(Records with drawing code)
►
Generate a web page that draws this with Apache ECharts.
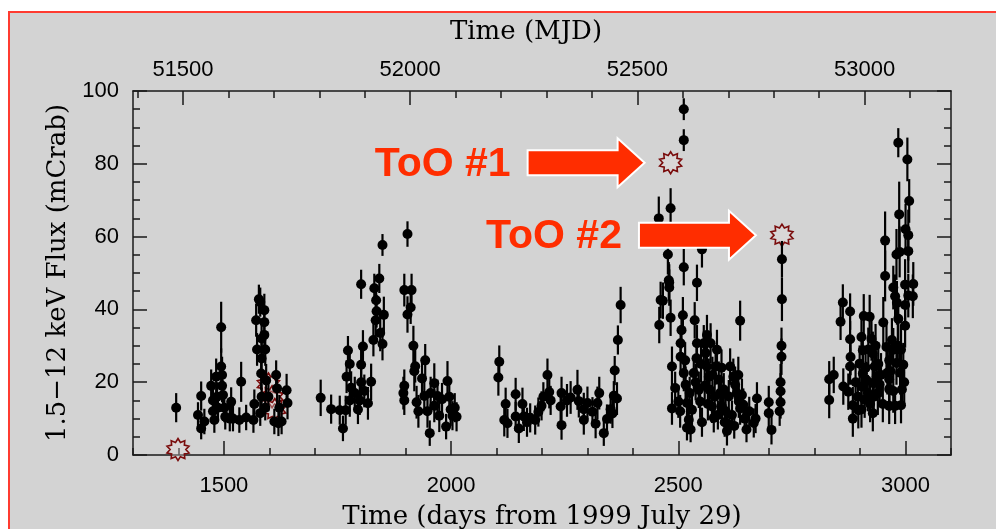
<!DOCTYPE html>
<html>
<head>
<meta charset="utf-8">
<script src="https://cdn.jsdelivr.net/npm/echarts@6/dist/echarts.min.js"></script>
<style>
html,body{margin:0;padding:0;background:#fff;}
#chart{width:996px;height:529px;}
</style>
</head>
<body>
<div id="chart"></div>
<script>
// ---- data (days from 1999 July 29, flux in mCrab, 1-sigma error) ----
const days = [
1395,1443,1450,1450,1457,1472,1476,1476,1479,1483,1485,1487,1494,1494,1496,1496,1498,1501,1503,1513,1516,1520,1534,1538,1549,
1565,1567,1571,1573,1577,1580,1580,1582,1583,1583,1583,1589,1589,1589,1591,1591,1593,1598,1611,1615,1617,1620,1622,1627,1638,1640,
1713,1736,1755,1762,1768,1770,1773,1777,1777,1780,1788,1795,1799,1802,1802,1802,1806,1809,1817,1824,1829,1831,1834,1835,1836,1842,1844,1849,1849,1852,
1895,1897,1897,1897,1904,1904,1911,1913,1917,1919,1921,1924,1928,1936,1941,1943,1948,1953,1955,1963,1963,1970,1974,1980,1989,1992,1996,1999,2003,2008,2012,
2104,2106,2117,2120,2124,2142,2142,2149,2157,2160,2167,2174,2185,2192,2199,2203,2212,2216,2219,2241,2243,2243,2255,2263,2278,2281,2292,2292,2300,2311,2318,2322,2326,2336,2343,2351,2355,2358,2360,2365,2367,2373,
2457,2458,2461,2466,2477,2479,2480,2480,2483,2483,2486,2486,2493,2500,2504,2505,2505,2507,2510,2512,2512,2512,2512,2516,2519,2519,2523,2527,2530,2534,2536,2540,2541,2541,2545,2548,2552,2552,2556,2560,2563,2563,2567,2569,2571,2574,2578,2582,2585,2589,2592,2596,2604,2607,2607,2611,2614,2621,2625,2629,2633,2636,2636,2640,2643,2666,2670,2673,2699,2699,2705,2723,2725,2725,2725,2727,2727,2728,2728,
2515,2525,2538,2550,2558,2565,2575,2580,2587,2595,2600,2602,2618,2623,2632,2646,2650,2656,
2832,2832,2842,2857,2862,2863,2874,2878,2878,2878,2879,2884,2884,2896,2899,2903,2903,2903,2906,2906,2908,2910,2914,2917,2921,2925,2928,2928,2928,2932,2936,2939,2943,
2951,2955,2955,2958,2960,2964,2964,2964,2964,2970,2973,2973,2973,2977,2977,2980,2980,2981,2984,2984,2986,2987,2988,2990,2990,2995,2999,2999,2999,3000,3004,3006,3006,3006,3008,3016,3017,
2890,2895,2912,2918,2922,2930,2934,2940,2946,2950,2967,2983,2992,2997
];
const flux = [
13.0,11.0,16.2,7.3,9.2,19,15,12,9.6,21.5,16,13,35.1,24.3,22,19,16.5,13,10.5,10,14.6,10,9.6,20.1,10.3,
9.6,14,37,29,42.8,42,11.5,22.4,32,26.5,16,39.8,36.5,33,29,13,20.5,16,9.2,22,18.3,8.7,13,9.2,17.8,14.3,
15.7,12.6,12.3,7.3,12.3,21.5,28.7,25,15,18.5,17,12.5,15,46.9,24.8,20,29.8,17.6,14.2,20.1,31.6,45.8,37,42.5,39.5,48.5,33.5,57.7,30.5,38.5,
17,19,15,45.3,60.7,38.6,40.5,45.3,30,23,24.4,14.5,12,21,16.2,26,12,6,17,19.7,13.5,16.2,10.8,15.3,7.8,20.3,16,12.5,10.8,13,10.5,
21.3,25.6,9.6,14,8.7,16.7,10.6,7.3,14,10.6,9,10.2,9.6,11.8,13.5,16,22,17.3,15,13.3,17,8.2,15,15.8,17.9,14.8,12.6,9.6,14.3,11.9,8.6,14.3,17,6,9.9,12.6,11.4,16.3,23.2,15.5,31.6,41.2,
65,35.7,42.6,42.4,55.1,48,47.4,46,67.8,37.7,24.3,12.8,18.4,14.7,12,30.7,27,34.3,38.4,95,86.5,51.6,22.5,19.3,14.3,7.5,9.7,7,12.4,22.5,37,26.6,47.3,30.7,17.9,14.7,56.5,9,30.7,28,33,24.3,21.5,17.9,30.7,13.3,10.2,24.3,28.9,20.7,17,13.3,12,8.8,6.6,16.1,24.3,21.5,19.3,17,14.7,36.9,12.8,16.5,13.8,8.8,10,15.5,14.5,11.5,6.9,12,20,17.5,14.5,30,27,42.8,53.8,
26,17,20,25,19,14,22,16,11,24,18,9,11,8,22,10,7,12,
20.8,15.1,22,36.6,41.9,18.8,17.4,39.4,31.8,24.3,26.9,13.7,10,12.3,25.1,32.4,18.8,12.5,28.8,22.4,38.2,15.2,20.6,17,38,31.9,27.9,19.8,11.5,24.3,21.5,17,19.4,
36.4,58.9,49.2,29.7,22.6,26,20.8,18.1,13.5,31.6,46,28.9,17.6,43.6,13.5,55.1,25.3,41.8,85.8,37.4,66.1,55.8,22.6,28.9,13.7,24.8,46.8,41.2,35.5,62,81.2,60.4,56,43.8,69.8,43.6,47,
20,16,24,29,14,16,30,25,22,14,23,30,18,20
];
const err = [
4,3.5,4,3,3.5,4.5,4,3.5,3.5,5,4,3.5,7,5,5,4.5,4,4,3.5,3.5,4,3.5,3.5,5.5,3.5,
3.5,4,4.5,4.5,4,4,3.5,4.5,4.5,4.5,3.5,4.5,4.5,4.5,4.5,3.5,4.5,4,3.5,4,4.5,3.5,3.5,3.5,4.5,4.5,
5,4,4,3.5,4,4.5,4,4.5,4.5,4.5,4.5,4,4,4,4.5,4.5,4.5,4.5,4.5,5,4.5,4,4.5,4.5,4.5,4,5,3,4.5,5,
4.5,4.5,4,4.5,3.5,5,4.5,4.5,5.5,5.5,4.5,4.5,4.5,4.5,4.5,4.5,4.5,3.5,4.5,5.5,4.5,4.5,4.5,4.5,3.5,5.5,4.5,4.5,4,4,4,
5,4.5,4.5,4.5,4,4.5,4,4,4.5,4,4,4,4,4,4,4,4.5,4.5,4,4.5,4.5,4,4.5,4.5,5.5,4.5,4.5,4,4.5,4,4,4.5,4.5,3.5,4,4,4,4,4,4.5,4,5,
6,5,5,5,5.5,5,5,5,5.5,5,5.5,4.5,4.5,4.5,4.5,5,5,5,5,3,3,5,5,5,4.5,3.5,4,3.5,4.5,5,5,5,5,5,5,4.5,5,4,5,5,5.5,5.5,5,5,5.5,4.5,4,5,5.5,5,5,4.5,4.5,4,4,4.5,5,5,5,5,4.5,5.5,4.5,4.5,4.5,4,4,4.5,4.5,4,4,4,5,5,4.5,5,5,6,5,
5,4.5,5,5,4.5,4.5,5,4.5,4,5,4.5,4,4,3.5,5,4,3.5,4,
5,5,5,5,5,5,5,5,5,5,5,5,5,5,5,5,5,5,5,5,6,5,5,5,6,6,6,6,5,6,6,6,6,
7,8,7,6,6,6,6,6,5,6,6,6,6,6,5,7,6,6,4,6,9,7,6,7,5,6,7,6,6,7,6,7,6,6,6,6,6,
5,5,6,6,5,5,6,6,6,5,6,6,5,6
];
// ToO / pointed observations (open stars)
const starDays = [1399, 1598, 1606, 1612, 2483, 2728];
const starFlux = [1.5, 19.5, 16, 12.5, 80.3, 60.4];
const tooIndex = [4, 5];               // which stars carry an arrow label
const tooLabels = ['ToO #1', 'ToO #2'];
// ticks
const bottomTicks = [1500, 2000, 2500, 3000];
const topTicks = [51500, 52000, 52500, 53000];
const yTicks = [0, 20, 40, 60, 80, 100];
const mjdOffset = 50090;
const dayMin = 1300, dayMax = 3100;

// ---- derived helpers ----
const bottomMinor = [];
for (let v = dayMin; v <= dayMax; v += 100) bottomMinor.push(v);
const topMinor = [];
for (let v = 51400; v <= dayMax + mjdOffset; v += 100) topMinor.push(v);

const points = days.map((d, i) => [d, flux[i]]);
const bars = days.map((d, i) => [d, Math.max(0, flux[i] - err[i]), flux[i] + err[i]]);
const stars = starDays.map((d, i) => [d, starFlux[i]]);

function starPath(n, ro, ri) {
  let s = 'path://';
  for (let k = 0; k < 2 * n; k++) {
    const r = k % 2 ? ri : ro;
    const a = Math.PI * k / n - Math.PI / 2;
    s += (k ? 'L' : 'M') + (10 + r * Math.cos(a)).toFixed(2) + ' ' + (10 + r * Math.sin(a)).toFixed(2) + ' ';
  }
  return s + 'Z';
}

const AX = '#1a1a1a';
const plain = function (v) { return String(v); };
const tickFont = {fontFamily: 'Liberation Sans, Arial, sans-serif', fontSize: 22, color: '#000', formatter: plain};
const titleFont = {fontFamily: 'DejaVu Serif, serif', fontSize: 26, color: '#000'};
const lineStyle = {color: AX, width: 1.5};

const chart = echarts.init(document.getElementById('chart'), null, {renderer: 'canvas'});
const option = {
  backgroundColor: '#ffffff',
  animation: false,
  grid: {left: 133, right: 45, top: 91, bottom: 74, containLabel: false, outerBoundsMode: 'none'},
  xAxis: [
    {type: 'value', position: 'bottom', min: dayMin, max: dayMax,
     axisLine: {show: true, lineStyle: lineStyle},
     axisTick: {show: true, inside: true, length: 14, customValues: bottomTicks, lineStyle: lineStyle},
     axisLabel: Object.assign({customValues: bottomTicks, margin: 20}, tickFont),
     splitLine: {show: false},
     name: 'Time (days from 1999 July 29)', nameLocation: 'middle', nameGap: 49, nameTextStyle: titleFont},
    {type: 'value', position: 'bottom', min: dayMin, max: dayMax,
     axisLine: {show: false},
     axisTick: {show: true, inside: true, length: 7, customValues: bottomMinor, lineStyle: lineStyle},
     axisLabel: {show: false}, splitLine: {show: false}},
    {type: 'value', position: 'top', min: dayMin + mjdOffset, max: dayMax + mjdOffset,
     axisLine: {show: true, lineStyle: lineStyle},
     axisTick: {show: true, inside: true, length: 14, customValues: topTicks, lineStyle: lineStyle},
     axisLabel: Object.assign({customValues: topTicks, margin: 10}, tickFont),
     splitLine: {show: false},
     name: 'Time (MJD)', nameLocation: 'middle', nameGap: 46,
     nameTextStyle: Object.assign({padding: [0, 32, 0, 0]}, titleFont)},
    {type: 'value', position: 'top', min: dayMin + mjdOffset, max: dayMax + mjdOffset,
     axisLine: {show: false},
     axisTick: {show: true, inside: true, length: 7, customValues: topMinor, lineStyle: lineStyle},
     axisLabel: {show: false}, splitLine: {show: false}}
  ],
  yAxis: [
    {type: 'value', position: 'left', min: yTicks[0], max: yTicks[yTicks.length - 1], interval: 20,
     axisLine: {show: true, lineStyle: lineStyle},
     axisTick: {show: true, inside: true, length: 14, lineStyle: lineStyle},
     minorTick: {show: true, splitNumber: 4, length: 7, lineStyle: lineStyle},
     axisLabel: Object.assign({margin: 14}, tickFont),
     splitLine: {show: false}, minorSplitLine: {show: false},
     name: '1.5\u221212 keV Flux (mCrab)', nameLocation: 'middle', nameGap: 61, nameTextStyle: titleFont},
    {type: 'value', position: 'right', min: yTicks[0], max: yTicks[yTicks.length - 1], interval: 20,
     axisLine: {show: true, lineStyle: lineStyle},
     axisTick: {show: true, inside: true, length: 14, lineStyle: lineStyle},
     minorTick: {show: true, splitNumber: 4, length: 7, lineStyle: lineStyle},
     axisLabel: {show: false}, splitLine: {show: false}, minorSplitLine: {show: false}}
  ],
  series: [
    {type: 'scatter', xAxisIndex: 0, yAxisIndex: 0, data: stars, z: 1,
     symbol: starPath(10, 10, 6.8), symbolSize: 22,
     itemStyle: {color: 'rgba(230,220,220,0.35)', borderColor: '#7a0c0c', borderWidth: 1.6, opacity: 1}},
    {type: 'custom', xAxisIndex: 0, yAxisIndex: 0, data: bars, z: 2, clip: true,
     renderItem: function (params, api) {
       const a = api.coord([api.value(0), api.value(1)]);
       const b = api.coord([api.value(0), api.value(2)]);
       return {type: 'line', shape: {x1: a[0], y1: a[1], x2: b[0], y2: b[1]},
               style: {stroke: '#000', lineWidth: 2.2}};
     }},
    {type: 'scatter', xAxisIndex: 0, yAxisIndex: 0, data: points, z: 3,
     symbol: 'circle', symbolSize: 10, itemStyle: {color: '#000', opacity: 1}}
  ],
  graphic: [
    {type: 'rect', id: 'bg', z: -100, silent: true,
     shape: {x: 9, y: 12, width: 1100, height: 700},
     style: {fill: '#d3d3d3', stroke: '#ff3b30', lineWidth: 2}}
  ]
};
chart.setOption(option);

// annotation arrows anchored at the ToO stars (converted with the chart's own scales)
const RED = '#ff2d00';
const ann = [];
tooIndex.forEach(function (si, k) {
  const p = chart.convertToPixel({xAxisIndex: 0, yAxisIndex: 0}, [starDays[si], starFlux[si]]);
  const tipX = p[0] - 26, tipY = p[1];
  const headX = tipX - 27, startX = tipX - 117;
  ann.push({type: 'polygon', z: 100, silent: true,
    shape: {points: [[startX, tipY - 12.5], [headX, tipY - 12.5], [headX, tipY - 24.5], [tipX, tipY],
                     [headX, tipY + 24.5], [headX, tipY + 12.5], [startX, tipY + 12.5]]},
    style: {fill: RED, stroke: '#ffffff', lineWidth: 2}});
  ann.push({type: 'text', z: 100, silent: true, x: startX - 17, y: tipY + 2,
    style: {text: tooLabels[k], fill: RED, font: 'bold 41px "Liberation Sans", Arial, sans-serif',
            align: 'right', verticalAlign: 'middle'}});
});
chart.setOption({graphic: option.graphic.concat(ann)});
</script>
</body>
</html>
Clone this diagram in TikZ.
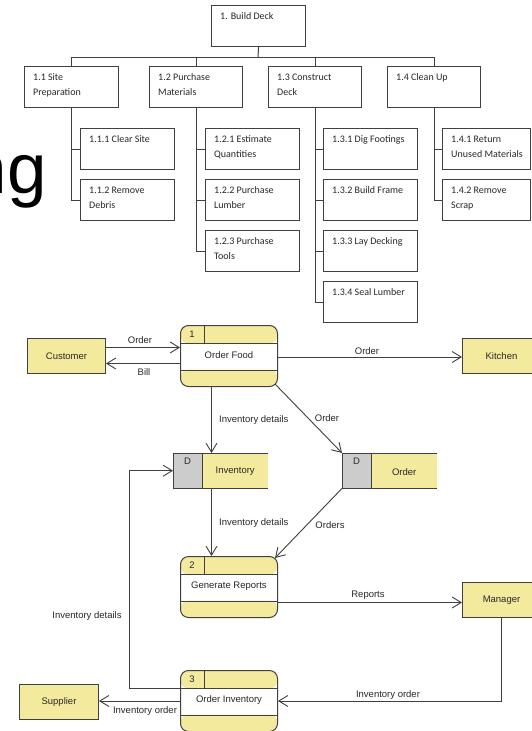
◄
--- Task directions ---
Copy out all lines where the word "this" appears.

--- Task response ---
Generate a web page that draws this with Apache ECharts.
Clone this diagram in TikZ.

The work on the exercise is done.